_Exercise prompt_: Leave the pictures out and retype the lines from the beginning through the line with "YAxis, ErrorBar, ReferenceLine", both ends included.

_Collected material_:
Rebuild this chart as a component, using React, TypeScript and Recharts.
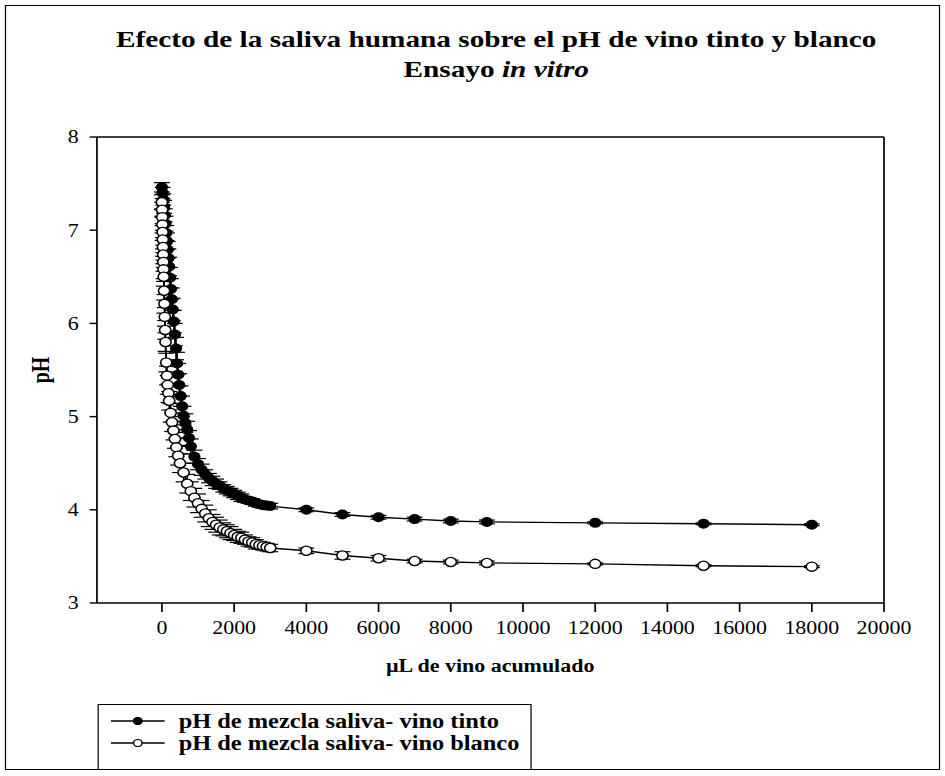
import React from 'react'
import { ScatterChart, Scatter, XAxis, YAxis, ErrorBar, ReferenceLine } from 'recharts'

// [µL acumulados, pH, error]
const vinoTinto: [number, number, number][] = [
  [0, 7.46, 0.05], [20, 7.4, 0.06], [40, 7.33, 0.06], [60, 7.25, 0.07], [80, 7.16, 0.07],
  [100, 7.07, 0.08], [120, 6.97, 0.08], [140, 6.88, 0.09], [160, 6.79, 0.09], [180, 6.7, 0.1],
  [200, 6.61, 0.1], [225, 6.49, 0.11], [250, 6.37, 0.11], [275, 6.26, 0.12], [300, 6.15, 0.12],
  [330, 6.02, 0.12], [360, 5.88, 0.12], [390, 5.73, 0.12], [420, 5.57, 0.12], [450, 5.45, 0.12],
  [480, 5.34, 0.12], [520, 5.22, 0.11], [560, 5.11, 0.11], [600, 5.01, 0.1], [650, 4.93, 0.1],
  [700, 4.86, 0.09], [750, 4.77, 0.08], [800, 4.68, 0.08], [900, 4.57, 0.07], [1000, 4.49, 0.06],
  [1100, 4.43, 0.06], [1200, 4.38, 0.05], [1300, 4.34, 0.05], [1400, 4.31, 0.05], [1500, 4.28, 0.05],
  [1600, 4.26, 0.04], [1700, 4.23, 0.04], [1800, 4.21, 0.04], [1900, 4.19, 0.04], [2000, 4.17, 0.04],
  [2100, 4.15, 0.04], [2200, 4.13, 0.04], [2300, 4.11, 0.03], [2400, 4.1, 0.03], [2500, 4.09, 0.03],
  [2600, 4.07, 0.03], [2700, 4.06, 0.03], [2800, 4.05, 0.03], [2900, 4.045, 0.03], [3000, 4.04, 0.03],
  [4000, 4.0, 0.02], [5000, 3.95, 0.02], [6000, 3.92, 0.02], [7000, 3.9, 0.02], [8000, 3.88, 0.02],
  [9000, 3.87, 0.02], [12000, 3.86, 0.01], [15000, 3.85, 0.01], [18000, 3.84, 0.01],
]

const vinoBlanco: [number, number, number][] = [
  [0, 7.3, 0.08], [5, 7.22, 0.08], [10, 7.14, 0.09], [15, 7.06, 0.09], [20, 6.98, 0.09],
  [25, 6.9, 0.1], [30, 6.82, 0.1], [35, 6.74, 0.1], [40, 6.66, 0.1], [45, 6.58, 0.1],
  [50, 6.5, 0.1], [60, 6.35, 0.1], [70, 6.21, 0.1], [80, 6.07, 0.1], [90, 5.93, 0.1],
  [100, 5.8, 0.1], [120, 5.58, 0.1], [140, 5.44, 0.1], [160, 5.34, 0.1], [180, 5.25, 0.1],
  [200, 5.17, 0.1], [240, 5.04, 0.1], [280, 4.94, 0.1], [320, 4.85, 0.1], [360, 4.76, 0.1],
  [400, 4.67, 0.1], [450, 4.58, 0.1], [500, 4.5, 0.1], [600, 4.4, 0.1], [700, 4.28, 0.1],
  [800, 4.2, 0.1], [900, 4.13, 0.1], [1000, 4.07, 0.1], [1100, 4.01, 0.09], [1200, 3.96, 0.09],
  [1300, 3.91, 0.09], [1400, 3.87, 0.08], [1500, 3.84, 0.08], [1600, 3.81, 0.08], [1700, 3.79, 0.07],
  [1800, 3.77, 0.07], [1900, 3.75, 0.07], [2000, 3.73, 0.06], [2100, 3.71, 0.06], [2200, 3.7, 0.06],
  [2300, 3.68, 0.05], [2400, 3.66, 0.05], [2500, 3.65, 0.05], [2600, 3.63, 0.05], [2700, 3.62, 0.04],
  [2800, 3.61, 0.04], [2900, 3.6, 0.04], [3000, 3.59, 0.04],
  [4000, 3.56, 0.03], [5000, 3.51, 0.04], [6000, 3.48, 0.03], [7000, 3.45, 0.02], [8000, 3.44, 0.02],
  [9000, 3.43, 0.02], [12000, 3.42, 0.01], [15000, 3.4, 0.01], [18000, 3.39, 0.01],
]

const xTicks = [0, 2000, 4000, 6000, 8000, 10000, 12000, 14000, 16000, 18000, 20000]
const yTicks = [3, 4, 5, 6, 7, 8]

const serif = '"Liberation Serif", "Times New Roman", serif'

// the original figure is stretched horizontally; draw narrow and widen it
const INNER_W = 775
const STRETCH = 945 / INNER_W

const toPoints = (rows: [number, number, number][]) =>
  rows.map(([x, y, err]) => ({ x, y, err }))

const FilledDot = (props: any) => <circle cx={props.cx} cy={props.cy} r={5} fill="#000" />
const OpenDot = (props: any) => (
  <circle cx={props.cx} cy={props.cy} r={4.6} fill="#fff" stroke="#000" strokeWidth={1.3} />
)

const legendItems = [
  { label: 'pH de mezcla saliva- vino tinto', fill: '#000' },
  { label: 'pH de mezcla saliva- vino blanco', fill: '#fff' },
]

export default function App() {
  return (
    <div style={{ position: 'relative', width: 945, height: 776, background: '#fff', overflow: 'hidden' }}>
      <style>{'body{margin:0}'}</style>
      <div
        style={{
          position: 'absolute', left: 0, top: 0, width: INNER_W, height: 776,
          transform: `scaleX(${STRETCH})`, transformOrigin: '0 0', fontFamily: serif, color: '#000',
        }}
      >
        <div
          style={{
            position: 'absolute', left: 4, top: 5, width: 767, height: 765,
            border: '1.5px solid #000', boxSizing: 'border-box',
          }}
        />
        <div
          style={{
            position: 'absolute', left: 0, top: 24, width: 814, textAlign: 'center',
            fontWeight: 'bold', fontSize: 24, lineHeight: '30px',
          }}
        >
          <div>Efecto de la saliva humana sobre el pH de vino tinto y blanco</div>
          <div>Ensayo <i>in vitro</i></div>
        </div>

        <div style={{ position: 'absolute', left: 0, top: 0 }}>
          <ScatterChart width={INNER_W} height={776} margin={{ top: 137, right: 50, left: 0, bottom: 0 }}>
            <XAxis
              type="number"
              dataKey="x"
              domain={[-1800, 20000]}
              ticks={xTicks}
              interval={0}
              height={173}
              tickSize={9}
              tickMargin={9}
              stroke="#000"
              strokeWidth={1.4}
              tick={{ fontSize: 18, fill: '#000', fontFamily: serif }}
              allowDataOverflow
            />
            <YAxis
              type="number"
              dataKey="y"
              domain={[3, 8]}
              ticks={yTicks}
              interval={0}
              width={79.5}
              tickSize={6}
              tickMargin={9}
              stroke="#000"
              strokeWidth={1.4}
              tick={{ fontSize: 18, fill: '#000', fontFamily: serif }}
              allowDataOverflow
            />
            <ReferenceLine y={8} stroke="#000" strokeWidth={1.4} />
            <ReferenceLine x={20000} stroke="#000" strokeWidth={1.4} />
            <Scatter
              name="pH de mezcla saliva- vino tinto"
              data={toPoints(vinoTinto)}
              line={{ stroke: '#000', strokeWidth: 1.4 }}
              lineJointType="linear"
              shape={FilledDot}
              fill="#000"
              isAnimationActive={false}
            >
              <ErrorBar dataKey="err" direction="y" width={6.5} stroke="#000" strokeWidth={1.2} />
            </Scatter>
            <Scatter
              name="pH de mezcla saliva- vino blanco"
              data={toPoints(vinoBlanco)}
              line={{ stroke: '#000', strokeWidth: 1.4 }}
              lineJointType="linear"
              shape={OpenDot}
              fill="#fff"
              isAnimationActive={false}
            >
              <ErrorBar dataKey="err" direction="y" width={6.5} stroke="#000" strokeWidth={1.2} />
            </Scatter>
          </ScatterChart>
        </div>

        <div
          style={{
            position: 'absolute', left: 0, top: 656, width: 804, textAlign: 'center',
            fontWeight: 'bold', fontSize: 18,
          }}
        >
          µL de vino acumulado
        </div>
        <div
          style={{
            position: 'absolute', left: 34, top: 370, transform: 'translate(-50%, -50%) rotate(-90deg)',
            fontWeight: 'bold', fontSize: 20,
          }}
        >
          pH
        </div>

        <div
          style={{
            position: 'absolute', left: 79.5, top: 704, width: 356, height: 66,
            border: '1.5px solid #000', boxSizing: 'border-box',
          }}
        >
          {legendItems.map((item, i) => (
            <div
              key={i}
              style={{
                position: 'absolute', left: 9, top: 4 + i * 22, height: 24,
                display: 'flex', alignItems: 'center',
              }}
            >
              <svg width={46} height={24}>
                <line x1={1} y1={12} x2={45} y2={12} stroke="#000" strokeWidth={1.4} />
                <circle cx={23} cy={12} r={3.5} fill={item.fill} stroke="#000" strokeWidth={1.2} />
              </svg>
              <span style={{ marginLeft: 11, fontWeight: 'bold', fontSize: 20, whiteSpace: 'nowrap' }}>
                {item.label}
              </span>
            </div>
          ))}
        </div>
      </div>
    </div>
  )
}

_Answer for this exercise_:
Rebuild this chart as a component, using React, TypeScript and Recharts.
import React from 'react'
import { ScatterChart, Scatter, XAxis, YAxis, ErrorBar, ReferenceLine } from 'recharts'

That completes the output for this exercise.